Vice President Kwesi Amissah-Arthur, has urged Ghanaians not to expect a dramatic improvement in their collective lifestyles in a short period, as result of the country’s oil production.

He said the high expectation of the people associated with the oil production needed to be managed, since the nation’s production level was modest, adding that the failure to manage these hopes could lead to devastating consequences.

Vice President Amissah-Arthur made the call when he officially launched the Western Region Coastal Foundation (WRCF) in Takoradi.

The Foundation which is an initiative by the oil, gas and power companies located in six coastal districts of the region, are to address the high expectation of the people,  as well as undertake social investment initiatives,  to improve their engagement with the communities and stakeholders.

The six coastal districts to benefit from WRCF programmes and activities include Jomoro, Ellembelle, Nzema East, Ahanta West, Secondi/Takoradi and Shama.

Vice President Amissah-Arthur also stated that Ghana would continue to learn lessons from the best practices around the world, in order to avoid some of the challenges that came with producing oil.

He said the most important lesson was from countries where the exploitation of petroleum led directly to the collapse of other economic sectors, mostly Agriculture.

He said the development of the local content law for the oil and gas industry in November 2013 was to avoid some of these lessons, adding the law was needed to protect the interest of Ghanaians entrepreneurs and job seekers.

Vice President Amissah-Arthur called for a stable atmosphere to enable the nation maintain consistent production at optimal levels.

He said this could be done if the nation was able to maintain the social stability in the Western Region, by eliminating the causes of conflict.

He stressed the need to identify and remove the constraints that limited economic possibilities for the people. It required that the livelihood of farmers and fishermen must be improved.

Vice President Amissah-Arthur also gave the assurance that the government would continue to make investments that advanced the progress of the nation and enhanced the greater good of the people.

He cited for example that,  the government has made significant investments in roads, healthcare, education, water and agriculture, adding that the Western Region in particular, had benefited from investments in oil and gas infrastructure.

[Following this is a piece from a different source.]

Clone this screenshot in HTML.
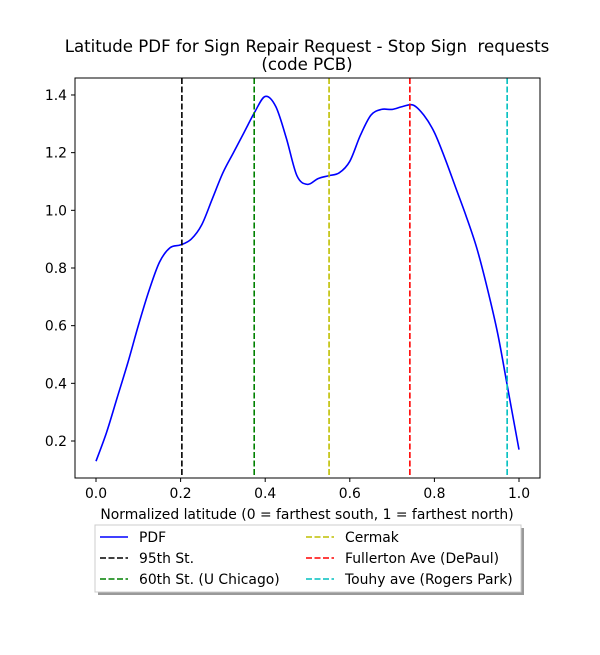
<!DOCTYPE html>
<html><head><meta charset="utf-8"><style>
body{margin:0;background:#fff;font-family:"Liberation Sans","DejaVu Sans",sans-serif}
svg text{font-family:"DejaVu Sans","Liberation Sans",sans-serif;fill:#000;white-space:pre}
</style></head><body>
<svg id="chart" width="600" height="650" xmlns="http://www.w3.org/2000/svg">
<text x="307" y="52" font-size="16.6" text-anchor="middle" xml:space="preserve">Latitude PDF for Sign Repair Request - Stop Sign&#160; requests</text>
<text x="307" y="70" font-size="16.6" text-anchor="middle">(code PCB)</text>
<g id="plot"></g>
<rect x="75" y="78" width="465" height="400" fill="none" stroke="#000" stroke-width="1"/>
<text x="307" y="519" font-size="13.9" text-anchor="middle">Normalized latitude (0 = farthest south, 1 = farthest north)</text>
<g>
<rect x="98" y="528" width="426" height="67" fill="#555" opacity="0.6"/>
<rect x="95" y="525" width="426" height="67" fill="#fff" stroke="#ccc"/>
<g id="legend-items"></g>
</g>
</svg>
<script>
const xs=[0,0.025,0.05,0.075,0.1,0.125,0.15,0.175,0.2,0.225,0.25,0.275,0.3,0.325,0.35,0.375,0.4,0.425,0.45,0.475,0.5,0.525,0.55,0.575,0.6,0.625,0.65,0.675,0.7,0.725,0.75,0.775,0.8,0.825,0.85,0.875,0.9,0.925,0.95,0.975,1.0];
const pdf=[0.13,0.23,0.35,0.47,0.6,0.72,0.82,0.87,0.88,0.9,0.95,1.04,1.13,1.2,1.27,1.34,1.395,1.36,1.25,1.12,1.09,1.11,1.12,1.13,1.17,1.26,1.33,1.35,1.35,1.36,1.365,1.33,1.27,1.18,1.08,0.98,0.87,0.73,0.57,0.37,0.17];
const refNames=["95th St.","60th St. (U Chicago)","Cermak","Fullerton Ave (DePaul)","Touhy ave (Rogers Park)"];
const refVals=[0.203,0.374,0.551,0.742,0.972];
const refColors=["#000","#008000","#bfbf00","#ff0000","#00bfbf"];
const xTicks=[0,0.2,0.4,0.6,0.8,1.0];
const yTicks=[0.2,0.4,0.6,0.8,1.0,1.2,1.4];
const X=v=>96+v*423, Y=v=>441-(v-0.2)/0.2*57.67;
const NS="http://www.w3.org/2000/svg", g=document.getElementById('plot');
function mk(t,a,p){const e=document.createElementNS(NS,t);for(const k in a)e.setAttribute(k,a[k]);(p||g).appendChild(e);return e;}
xTicks.forEach(t=>{
 const l=mk('line',{x1:X(t),x2:X(t),y1:478,y2:482,stroke:'#000'});
 
 
 const s=mk('text',{x:X(t),y:498,'font-size':13.9,'text-anchor':'middle'});s.textContent=t.toFixed(1);
 
 
});
yTicks.forEach(t=>{
 const l=mk('line',{x1:71,x2:75,y1:Y(t),y2:Y(t),stroke:'#000'});
 
 
 const s=mk('text',{x:67,y:Y(t)+5,'font-size':13.9,'text-anchor':'end'});s.textContent=t.toFixed(1);
 
 
});
const pts=xs.map((x,i)=>[X(x),Y(pdf[i])]);
let d='M'+pts[0][0]+','+pts[0][1];
for(let i=0;i<pts.length-1;i++){
 const p0=pts[Math.max(0,i-1)],p1=pts[i],p2=pts[i+1],p3=pts[Math.min(pts.length-1,i+2)];
 d+=` C${p1[0]+(p2[0]-p0[0])/6},${p1[1]+(p2[1]-p0[1])/6} ${p2[0]-(p3[0]-p1[0])/6},${p2[1]-(p3[1]-p1[1])/6} ${p2[0]},${p2[1]}`;
}
const c=mk('path',{d:d,fill:'none',stroke:'#0000ff','stroke-width':1.6});


refVals.forEach((v,i)=>{
 const l=mk('line',{x1:X(v),x2:X(v),y1:78,y2:478,stroke:refColors[i],'stroke-width':1.6,'stroke-dasharray':'6,2.5'});
 
 
});
const lg=document.getElementById('legend-items');
const entries=[["PDF","#0000ff",false]].concat(refNames.map((n,i)=>[n,refColors[i],true]));
entries.forEach((e,j)=>{
 const col=j<3?0:1,row=j%3;
 const x0=col?306:100,y0=537+row*21;
 const a={x1:x0,x2:x0+28,y1:y0,y2:y0,stroke:e[1],'stroke-width':1.6};
 if(e[2])a['stroke-dasharray']='6,2.5';
 const l=mk('line',a,lg);
 
 
 const t=mk('text',{x:x0+39,y:y0+5,'font-size':13.9},lg);t.textContent=e[0];
 
 
});
</script>
</body></html>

Mr Paul Evans Aidoo, Western Regional Minister, stated that despite the region’s wealth in terms of cocoa, timber, rubber, manganese, gold, bauxite and other natural resources, this did not reflect on the infrastructural development and the lives of the people in the region.

He said it was only recently that bold decisions had been taken to re-construct and rehabilitate some major roads in the region.

He expressed the hope that the programmes and activities to be implemented through the Foundation, would promote alternative livelihood to foster better business support services, and develop education and employment training programmes.

He urged the board and management of the Foundation to involve the people, chiefs as well as the Metropolitan, Municipal and District Assemblies in the discharge of their duties,  in order to meet the expectations,  and allay the fears of the people in their relationship with the oil and gas industry.

Mr Jon Benjamin, British High Commissioner in Ghana,  disclosed that the United Kingdom (UK) government through its Department for International Development had committed £9.5 million over a five-year period to support, towards the set up of the WRCF.

He said the unique initiative brought together key stakeholders for the effective use of corporate social responsibility funds for development, conflict resolution and inclusive growth in the Western Region.

He said the Foundation was expected to facilitate a structured dialogue mechanism, which would bring together civil society, industry and regional and local governments,  to discuss and influence development priorities to contribute to stable and inclusive development for the six coastal districts.